Special Fee Shifting Statute: Defendant Losing Civil Embezzlement Case, Who Later Pleads No Contest In Criminal Case, Ordered To Make $122,225 In Restitution To Former Employer

$77,750 of Restitution Order Consisted of Attorney’s Fees.

     Penal Code section 1202.4(f) is a very specialized fee-shifting statute under which a trial court in a criminal case can order a defendant to reimburse a third party for costs incurred in proving the criminal act (such as reimbursing a former employer for fees and costs in proving a defendant’s embezzlement in a civil lawsuit). This section led to a sizable restitution award in the next case.

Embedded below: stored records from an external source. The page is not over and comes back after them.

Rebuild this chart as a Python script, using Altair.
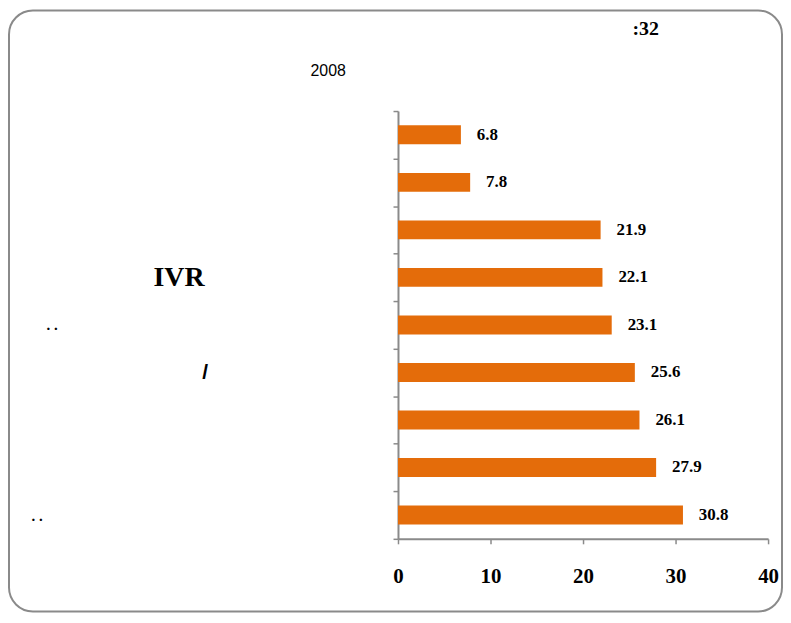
import json
import altair as alt
import pandas as pd

EM = "\u2003"
EN = "\u2002"
THIN = "\u2009"
ZW = "\u200b"

# Category labels (only the glyphs visible in the reference; hidden characters kept as em spaces)
categories = [
    "",
    "",
    "",
    "IVR" + EM * 6 + EN + ZW,
    ". ." + EM * 22 + ZW,
    "/" + EM * 8 + EN + ZW,
    "",
    "",
    ". ." + EM * 23 + ZW,
]
values = [6.8, 7.8, 21.9, 22.1, 23.1, 25.6, 26.1, 27.9, 30.8]
x_ticks = [0, 10, 20, 30, 40]

title_text = ":32"
subtitle_text = "2008"

df = pd.DataFrame({"idx": list(range(len(values))), "value": values})
label_expr = json.dumps(categories) + "[datum.value]"

frame = alt.Chart(pd.DataFrame({"a": [0]})).mark_rect(
    fill="white", fillOpacity=0, stroke="#8a8a8a", strokeWidth=2, cornerRadius=24
).encode(
    x=alt.value(-391), x2=alt.value(386), y=alt.value(-101), y2=alt.value(503)
)

y_enc = alt.Y(
    "idx:O",
    sort=None,
    scale=alt.Scale(paddingInner=0, paddingOuter=0),
    axis=alt.Axis(
        title=None,
        labelExpr=label_expr,
        tickBand="extent",
        tickSize=5,
        tickColor="#8a8a8a",
        tickWidth=1.5,
        domainColor="#8a8a8a",
        domainWidth=2,
        labelPadding=8,
        labelFont={"condition": {"test": "datum.value == 5", "value": "Liberation Sans"},
                   "value": "Liberation Serif"},
        labelFontWeight="bold",
        labelFontSize={"condition": [{"test": "datum.value == 3", "value": 28},
                                     {"test": "datum.value == 5", "value": 21}],
                       "value": 15},
        labelColor="black",
        labelLimit=0,
        labelAlign="right",
    ),
)
x_enc = alt.X(
    "value:Q",
    scale=alt.Scale(domain=[0, 40], nice=False),
    axis=alt.Axis(
        title=None,
        values=x_ticks,
        grid=False,
        tickSize=5,
        tickColor="#8a8a8a",
        tickWidth=1.5,
        domainColor="#8a8a8a",
        domainWidth=2,
        labelPadding=22,
        labelFlush=False,
        labelFont="Liberation Serif",
        labelFontWeight="bold",
        labelFontSize=21,
        labelColor="black",
        format="d",
    ),
)

bars = alt.Chart(df).mark_bar(color="#E46C0A", size=19).encode(y=y_enc, x=x_enc)
labels = alt.Chart(df).mark_text(
    align="left", baseline="middle", dx=16,
    font="Liberation Serif", fontWeight="bold", fontSize=17, color="black"
).encode(y=alt.Y("idx:O", sort=None), x="value:Q", text=alt.Text("value:Q", format=".1f"))

chart = alt.layer(frame, bars, labels).properties(
    width=372,
    height=430,
    padding=0,
    title=alt.TitleParams(
        text=ZW + EM * 16 + THIN + title_text,
        subtitle=subtitle_text,
        anchor="start",
        frame="group",
        dx=-88,
        offset=-70,
        font="Liberation Serif",
        fontWeight="bold",
        fontSize=20,
        color="black",
        subtitleFont="Liberation Sans",
        subtitleFontSize=16,
        subtitleColor="black",
        subtitlePadding=24,
    ),
).configure_view(stroke=None)

chart.save("out.html", embed_options={"renderer": "svg", "actions": False})
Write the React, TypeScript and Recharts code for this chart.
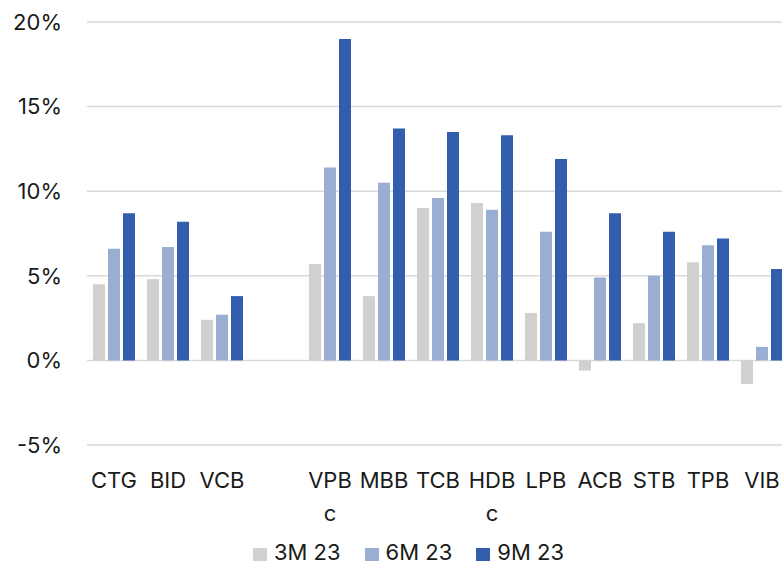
import {
  BarChart,
  Bar,
  XAxis,
  YAxis,
  CartesianGrid,
  Legend,
} from "recharts";

const banks = ["CTG", "BID", "VCB", "", "VPBc", "MBB", "TCB", "HDBc", "LPB", "ACB", "STB", "TPB", "VIB"];
const m3 = [4.5, 4.8, 2.4, null, 5.7, 3.8, 9.0, 9.3, 2.8, -0.6, 2.2, 5.8, -1.4];
const m6 = [6.6, 6.7, 2.7, null, 11.4, 10.5, 9.6, 8.9, 7.6, 4.9, 5.0, 6.8, 0.8];
const m9 = [8.7, 8.2, 3.8, null, 19.0, 13.7, 13.5, 13.3, 11.9, 8.7, 7.6, 7.2, 5.4];
const yTicks = [-5, 0, 5, 10, 15, 20];

const series = [
  { key: "m3", name: "3M 23", color: "#d0d0d0" },
  { key: "m6", name: "6M 23", color: "#9aaed4" },
  { key: "m9", name: "9M 23", color: "#335ead" },
];

const data = banks.map((b, i) => ({ bank: b, m3: m3[i], m6: m6[i], m9: m9[i] }));

const FONT = "Inter, 'DejaVu Sans', sans-serif";
const FS = 22;

// excel wraps the long ones after 3 letters
const BankTick = (props: any) => {
  const { x, y, payload } = props;
  const v: string = payload.value || "";
  if (!v) return null;
  const lines = v.length > 3 ? [v.slice(0, 3), v.slice(3)] : [v];
  return (
    <text x={x} y={y} textAnchor="middle" fill="#1a1a1a" fontSize={FS} fontFamily={FONT}>
      {lines.map((l, i) => (
        <tspan key={i} x={x} dy={i === 0 ? 35 : 33}>
          {l}
        </tspan>
      ))}
    </text>
  );
};

const LegendBox = () => (
  <div style={{ display: "flex", justifyContent: "center", fontFamily: FONT, fontSize: FS, lineHeight: "24px", color: "#1a1a1a", paddingLeft: 52, marginTop: 0 }}>
    {series.map((s) => (
      <div key={s.key} style={{ display: "flex", alignItems: "center", marginRight: 24 }}>
        <span style={{ width: 14, height: 13, background: s.color, marginRight: 7, marginTop: 4, display: "inline-block" }} />
        <span>{s.name}</span>
      </div>
    ))}
  </div>
);

export default function App() {
  return (
    <div style={{ position: "fixed", left: 0, top: 0, width: 782, height: 566, overflow: "hidden", background: "#fff" }}>
      <BarChart
        width={790}
        height={566}
        data={data}
        margin={{ top: 22, right: 1, left: 0, bottom: 0 }}
        barSize={12}
        barGap={3}
      >
        <CartesianGrid vertical={false} stroke="#d9d9d9" strokeWidth={1.5} />
        <XAxis
          dataKey="bank"
          axisLine={false}
          tickLine={false}
          height={95}
          interval={0}
          tick={<BankTick />}
        />
        <YAxis
          domain={[-5, 20]}
          ticks={yTicks}
          width={87}
          axisLine={false}
          tickLine={false}
          tickSize={0}
          tickMargin={25}
          tickFormatter={(v: number) => `${v}%`}
          tick={{ fill: "#1a1a1a", fontSize: FS, fontFamily: FONT }}
        />
        <Legend verticalAlign="bottom" content={<LegendBox />} wrapperStyle={{ height: 26 }} />
        {series.map((s) => (
          <Bar key={s.key} dataKey={s.key} name={s.name} fill={s.color} isAnimationActive={false} />
        ))}
      </BarChart>
    </div>
  );
}
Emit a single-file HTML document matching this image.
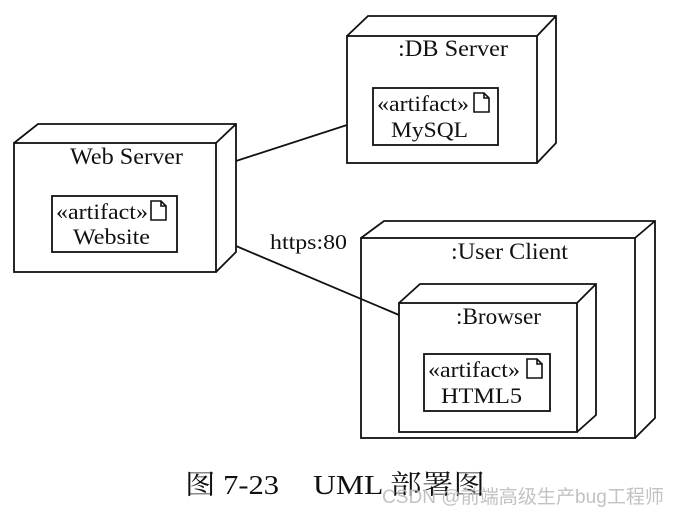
<!DOCTYPE html>
<html><head><meta charset="utf-8"><style>
body{margin:0;background:#fff;width:680px;height:518px;overflow:hidden}
svg{display:block}
</style></head><body>
<svg width="680" height="518" viewBox="0 0 680 518" xmlns="http://www.w3.org/2000/svg">
<defs>
<g id="doc"><path d="M0 0 H10 L15 5 V19 H0 Z M10 0 V5 H15" fill="none" stroke="#111" stroke-width="1.6"/></g>
</defs>
<g fill="none" stroke="#111" stroke-width="1.8" stroke-linejoin="miter">
<rect x="14" y="143" width="202" height="129"/>
<path d="M14 143 L38 124 H236 V252 L216 272 M216 143 L236 124"/>
<rect x="347" y="36" width="190" height="127"/>
<path d="M347 36 L368 16 H556 V143 L537 163 M537 36 L556 16"/>
<rect x="361" y="238" width="274" height="200"/>
<path d="M361 238 L384 221 H655 V418 L635 438 M635 238 L655 221"/>
<rect x="399" y="303" width="178" height="129"/>
<path d="M399 303 L420 284 H596 V415 L577 432 M577 303 L596 284"/>
<rect x="52" y="196" width="125" height="56"/>
<rect x="373" y="88" width="125" height="57"/>
<rect x="424" y="354" width="126" height="57"/>
<line x1="236" y1="161" x2="347" y2="125"/>
<line x1="236" y1="246" x2="399" y2="315"/>
</g>
<use href="#doc" x="151" y="201"/>
<use href="#doc" x="474" y="93"/>
<use href="#doc" x="527" y="359"/>
<g font-family="Liberation Serif, serif" fill="#111" font-size="23">
<text x="70" y="164" textLength="113" lengthAdjust="spacingAndGlyphs">Web Server</text>
<text x="398" y="56" textLength="110" lengthAdjust="spacingAndGlyphs">:DB Server</text>
<text x="451" y="259" textLength="117" lengthAdjust="spacingAndGlyphs">:User Client</text>
<text x="456" y="324" textLength="85" lengthAdjust="spacingAndGlyphs">:Browser</text>
<text x="270" y="249" font-size="21" textLength="77" lengthAdjust="spacingAndGlyphs">https:80</text>
<g font-size="22">
<text x="56" y="219" textLength="92" lengthAdjust="spacingAndGlyphs">«artifact»</text>
<text x="73" y="244" textLength="77" lengthAdjust="spacingAndGlyphs">Website</text>
<text x="377" y="111" textLength="92" lengthAdjust="spacingAndGlyphs">«artifact»</text>
<text x="391" y="137" textLength="77" lengthAdjust="spacingAndGlyphs">MySQL</text>
<text x="428" y="377" textLength="92" lengthAdjust="spacingAndGlyphs">«artifact»</text>
<text x="441" y="403" textLength="81" lengthAdjust="spacingAndGlyphs">HTML5</text>
</g>
</g>
<g font-family="Liberation Serif, 'Noto Serif CJK SC', serif" font-size="27" fill="#111">
<text x="185" y="494" textLength="94" lengthAdjust="spacingAndGlyphs">图 7-23</text>
<text x="313" y="494" textLength="172" lengthAdjust="spacingAndGlyphs">UML 部署图</text>
</g>
<text x="382" y="503" font-family="Liberation Sans, 'Noto Sans CJK SC', sans-serif" font-size="19" fill="#bbb" fill-opacity="0.9" textLength="282" lengthAdjust="spacingAndGlyphs">CSDN @前端高级生产bug工程师</text>
</svg>
</body></html>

     People v. McBade, Case No. A127885 (1st Dist., Div. 1 Dec. 8, 2010) (unpublished) involved a defendant who pled no contest to a felony charge arising from embezzlement of defendant’s former employer City Mechanical. Previously, City Mechanical had proven defendant’s embezzlement in a 23 day civil trial, but was not awarded attorney’s fees in the civil case. Upon prosecutor’s motion, the trial court denied certain expense categories to former employer, a determination reversed earlier by the appellate court so that the lower court could reconsider its rejection of certain costs. On remand, the trial court awarded City restitution totaling $122,225, consisting of $74,750 in attorney’s fees from the prior civil case, $44,000 in lost income, and $3,475 in prior civil case costs.

     Defendant’s challenges to the award were found unpersuasive by the Court of Appeal under the abuse of discretion/substantial evidence review standards.

     Even though the civil court judge denied fees to employer, this determination had no collateral estoppel impact because the civil and criminal case involved different issues and restitutionary policies. (Vigilant Ins. Co. v. Chiu, 175 Cal.App.4th 438, 445 (2009).)

     Awarding restitution of the fees incurred in the prior civil judgment–which helped establish the embezzlement–was a necessary by-product of defendant’s criminal conduct, such that the award was proper. (People v. Maheshwari, 107 Cal.App.4th 1406, 1409-1410 (2003).)